Dynamic Manipulation of Flexible Objects Using Torque Sequence via Deep Neural Networks
This paper addresses the complex problem of dynamically manipulating flexible objects by developing a method for generating optimized joint torque sequences. The research leverages a deep neural network for learning the motion dynamics of flexible objects, avoiding the reliance on traditional physics-based models. This approach broadens the versatility of manipulation tasks by enabling the control of objects without predefined physical models.
Methodology
The researchers introduce Dynamics-Net, a deep neural network designed to predict the state of a flexible object several frames into the future. The network's inputs include the current image of the object, optical flow, joint states (position, velocity, and torque), and a time-series torque command. By training Dynamics-Net on collected motion data, the system learns an implicit model of the object's dynamics, allowing it to predict future states from current conditions.
The study employs a sequence of operations to calculate optimal torque commands:
- Data Acquisition: Collection of motion data using random torque commands.
- Model Training: Dynamics-Net is trained to approximate the motion dynamics, using a loss function that incorporates blurred target images to reduce sensitivity to minor posture deviations.
- Torque Optimization: The system uses backpropagation to refine initial random torque sequences into optimized commands that achieve the desired object state.
- Real-time Control: The refined torque command sequence is applied in real-time to achieve dynamic manipulation of the object.
Experiments and Results
The paper presents several experimental scenarios to evaluate the efficacy of their method:
- Rigid and Flexible Objects: The system was tested with both rigid and flexible objects. Success was characterized by the model's ability to predict and manipulate object states accurately.
- Environmental Contact: Flexible objects in contact with the environment (e.g., on a floor) were tested, demonstrating the method's capability to handle complex interactions like friction.

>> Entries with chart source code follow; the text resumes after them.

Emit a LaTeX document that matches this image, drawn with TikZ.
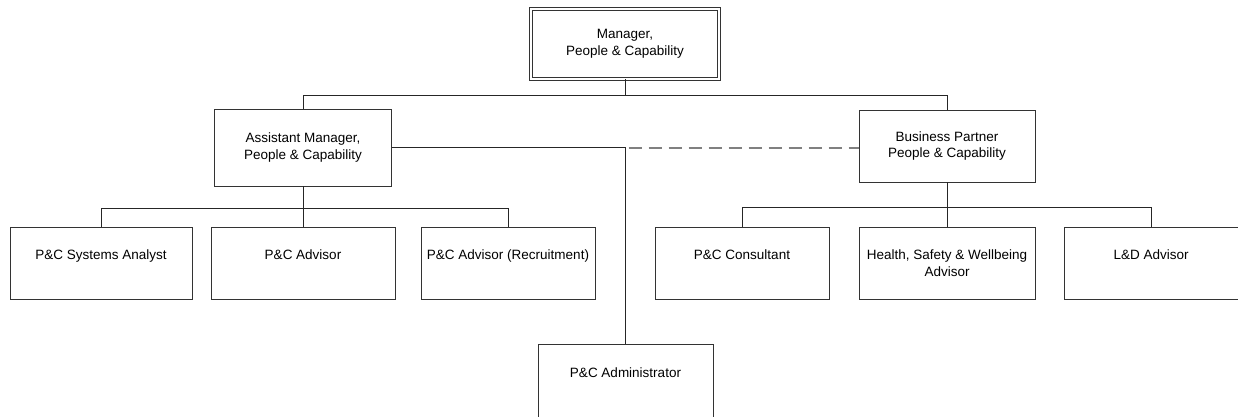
\documentclass[tikz,border=0pt]{standalone}
\usepackage{fontspec}
\setmainfont{Liberation Sans}
\begin{document}
\begin{tikzpicture}[x=1pt,y=-1pt,
  font=\fontsize{13.5pt}{16.5pt}\selectfont,
  box/.style={draw=black!80, line width=0.9pt, fill=white, inner sep=0pt, align=center},
  conn/.style={draw=black!85, line width=0.9pt},
  dashconn/.style={draw=black!50, line width=1.1pt, dash pattern=on 13pt off 7pt}]
\useasboundingbox (0,0) rectangle (1238,416);
\clip (0,0) rectangle (1238,416);
% nodes
\node[box, double, double distance=2.2pt, line width=0.8pt, minimum width=188pt, minimum height=70pt] (top) at (625,44) {Manager,\\People \& Capability};
\node[box, minimum width=177pt, minimum height=77pt] (asst) at (303,147.5) {Assistant Manager,\\People \& Capability};
\node[box, minimum width=176pt, minimum height=72pt] (bp) at (947,146) {Business Partner\\People \& Capability};
\node[box, minimum width=182pt, minimum height=72pt] (sa) at (101,263) {P\&C Systems Analyst\\\phantom{A}};
\node[box, minimum width=184pt, minimum height=72pt] (adv) at (303,263) {P\&C Advisor\\\phantom{A}};
\node[box, minimum width=174pt, minimum height=72pt] (rec) at (508,263) {P\&C Advisor (Recruitment)\\\phantom{A}};
\node[box, minimum width=174pt, minimum height=72pt] (con) at (742,263) {P\&C Consultant\\\phantom{A}};
\node[box, minimum width=176pt, minimum height=72pt] (hsw) at (947,263) {Health, Safety \& Wellbeing\\Advisor};
\node[box, minimum width=174pt, minimum height=72pt] (ld) at (1151,263) {L\&D Advisor\\\phantom{A}};
\node[box, minimum width=175pt, minimum height=74pt] (adm) at (625.5,381) {P\&C Administrator\\\phantom{A}};
% junctions
\coordinate (jt) at (625,95);
\coordinate (jl) at (303,208);
\coordinate (jr) at (947,207);
% connectors
\draw[conn] (top.south) -- (jt);
\draw[conn] (asst.north) -- (asst.north |- jt) -- (bp.north |- jt) -- (bp.north);
\draw[conn] (asst.east) -- (adm.north |- asst.east) coordinate (ja) -- (adm.north);
\coordinate (jd) at ([xshift=3pt,yshift=-0.5pt]ja);
\draw[dashconn] (jd) -- (bp.west |- jd);
\draw[conn] (asst.south) -- (jl);
\draw[conn] (sa.north) -- (sa.north |- jl) -- (rec.north |- jl) -- (rec.north);
\draw[conn] (adv.north) -- (adv.north |- jl);
\draw[conn] (bp.south) -- (jr);
\draw[conn] (con.north) -- (con.north |- jr) -- (ld.north |- jr) -- (ld.north);
\draw[conn] (hsw.north) -- (hsw.north |- jr);
\end{tikzpicture}
\end{document}
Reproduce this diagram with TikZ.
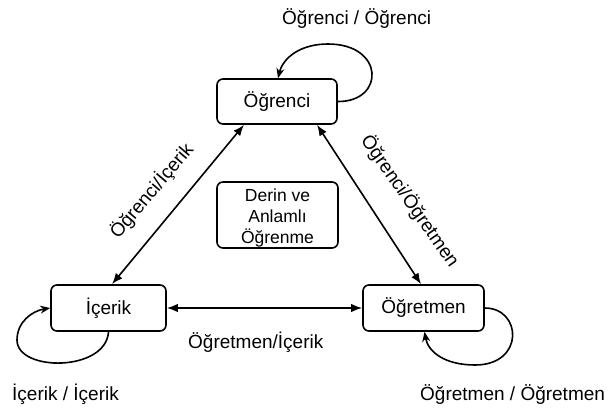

- 3D Cloth Manipulation: For cloth, which involves additional complexities due to its high degrees of freedom and 3D dynamics, the system was extended to use depth images alongside traditional RGB input.
The experimental results highlighted that Dynamics-Net can effectively predict and manipulate the future states of both rigid and flexible objects using torque commands. The system was particularly successful when utilizing the Mixed Initialize-method, which combines constant and shifted torque command sequences for optimal control stability and reactivity.
Implications and Future Directions
The paper presents significant implications for robotic manipulation tasks, especially those involving objects with complex, flexible dynamics. The use of deep learning to circumvent the need for explicit physical modeling could pave the way for more adaptable and application-specific robotic systems.
Looking forward, the approach could be scaled to more complex systems, such as manipulators with higher degrees of freedom or those requiring interaction with multiple objects concurrently. Furthermore, integrating recurrent neural network architectures could enhance the system's ability to model temporal dependencies more effectively.
Overall, this research represents a step forward in autonomous robotic manipulation, particularly in environments where flexible object handling is essential. Future developments could extend its applicability to a broader range of practical tasks, including those encountered in manufacturing, logistics, and personal robotics contexts.